Vega helped bring folk sensibilities back into pop-rock fashion with her highly introspective musings. Chapman’s best songs are also somewhat personal, but what may bring her more attention are the more didactic, almost anachronistically sociological numbers she pens. Singing about racial violence, unemployment, starvation and missiles, she’s an honest-to-Guthrie protest singer .

These songs of dismay and outrage make up about half the new album. And if they’re less consistently well written than her love songs, they’re outspoken enough that the curious folk-rock fan would certainly want to check out her show, if only to see what she has to say between songs and gather answers to questions that might come up while listening to the record.


Questions like: What about this “Revolution” she predicts? How exactly are the “poor people gonna rise up and take what’s theirs?” By what signposts does she know that “the tables are starting to turn?” At 24, does Chapman have the ideological freshness and naivete of a young college liberal, or is she really sophisticated and informed enough to maybe know something that we don’t?

Unfortunately, no answers to any of these questions were forthcoming during her first Roxy show. Stricken from all indications with a severe case of shyness, the singer said nothing to the audience during her rather brief (at 50 minutes) set, except for a mumbled quip about earthquakes before her encore--and the silence between numbers was shocking, given her lyrical outspokenness.

Besides her unwillingness or inability to establish rapport with the audience, Chapman has other things going against her in terms of what pop audiences expect from performers in the late 1980s: a stage presence that proved as non-existent as her stage patter (she spent nearly the entire set looking down or closing her eyes). A retrograde-casual look (two layers of T-shirt and blue jeans). And, of course, no backing band.

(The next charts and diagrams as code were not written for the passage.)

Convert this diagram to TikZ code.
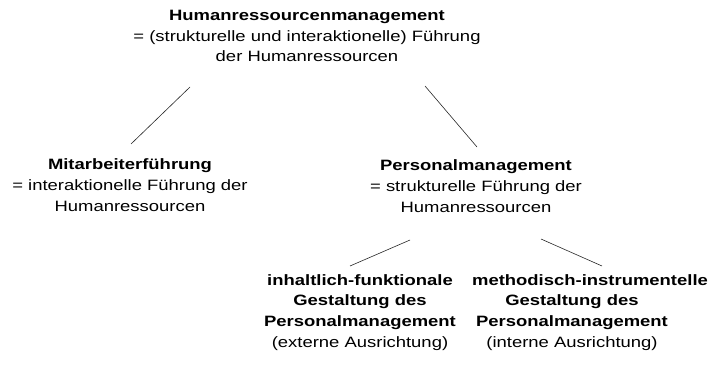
\documentclass[tikz,border=0pt]{standalone}
\usepackage{fontspec}
\setmainfont[FakeStretch=1.23]{Liberation Sans}
\begin{document}
\begin{tikzpicture}[x=1pt,y=-1pt,
  lbl/.style={align=center,inner sep=0pt,anchor=base,
    font=\fontsize{15}{20.6}\selectfont},
  conn/.style={line width=0.6pt,black!85}]
\useasboundingbox (0,0) rectangle (727,369);
\node[lbl] (hrm) at (307,62) {\textbf{Humanressourcenmanagement}\\= (strukturelle und interaktionelle) Führung\\der Humanressourcen};
\node[lbl] (mf) at (130,211) {\textbf{Mitarbeiterführung}\\= interaktionelle Führung der\\Humanressourcen};
\node[lbl] (pm) at (476,212) {\textbf{Personalmanagement}\\= strukturelle Führung der\\Humanressourcen};
\node[lbl] (ifg) at (360,347) {\textbf{inhaltlich-funktionale}\\\textbf{Gestaltung des}\hspace*{12pt}\\\textbf{Personalmanagement}\\(externe Ausrichtung)};
\node[lbl] (mig) at (572,347) {\hspace*{36pt}\textbf{methodisch-instrumentelle}\\\textbf{Gestaltung des}\\\textbf{Personalmanagement}\\(interne Ausrichtung)};
\coordinate (a1) at (190,87); \coordinate (a2) at (131,144);
\coordinate (b1) at (425,86); \coordinate (b2) at (477,147);
\coordinate (c1) at (410,240); \coordinate (c2) at (350,266);
\coordinate (d1) at (541,239); \coordinate (d2) at (602,266);
\draw[conn] (a1) -- (a2);
\draw[conn] (b1) -- (b2);
\draw[conn] (c1) -- (c2);
\draw[conn] (d1) -- (d2);
\end{tikzpicture}
\end{document}
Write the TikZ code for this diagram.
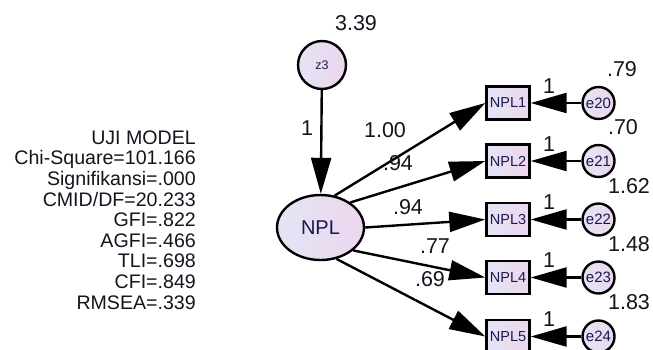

So what exactly is it that Chapman possesses which, even in the midst of all these would-be minuses, convinces you she has what it takes to be a major, lasting star?

Namely, the gift of self-revelation, which is what separates the women from the girls in rock ‘n’ roll. Chapman’s love songs may be even riskier than her political ones--and in a powerful, unwavering voice that is akin to--and perhaps even superior to--Joan Armatrading’s, she dares to sing them as if they were about her.

Perhaps the most startlingly honest of these was an unrecorded number, “This Time,” that takes an unflinching look at the painful emotional precautions lovers take after being burned: “Gonna love myself more than anyone else / Gonna make you say that you love me first / Let you be the one with the most to lose tonight,” she sang in the evening’s most devastating moment.

Her character sketches can be equally touching--among them the rising hit “Fast Car,” a tale of spoiled romance and dead-end dreams that’s the sad antithesis of “Born to Run.”

All the standing ovations and whooping may have been a bit premature, and one might wish that Chapman could be granted a year or two more before having “next big thing” status conferred on her. For someone who sings “I Am a Fighter,” she isn’t much of a warrior on stage yet. Her voice, though, and at least several of her songs are truly knockout punches.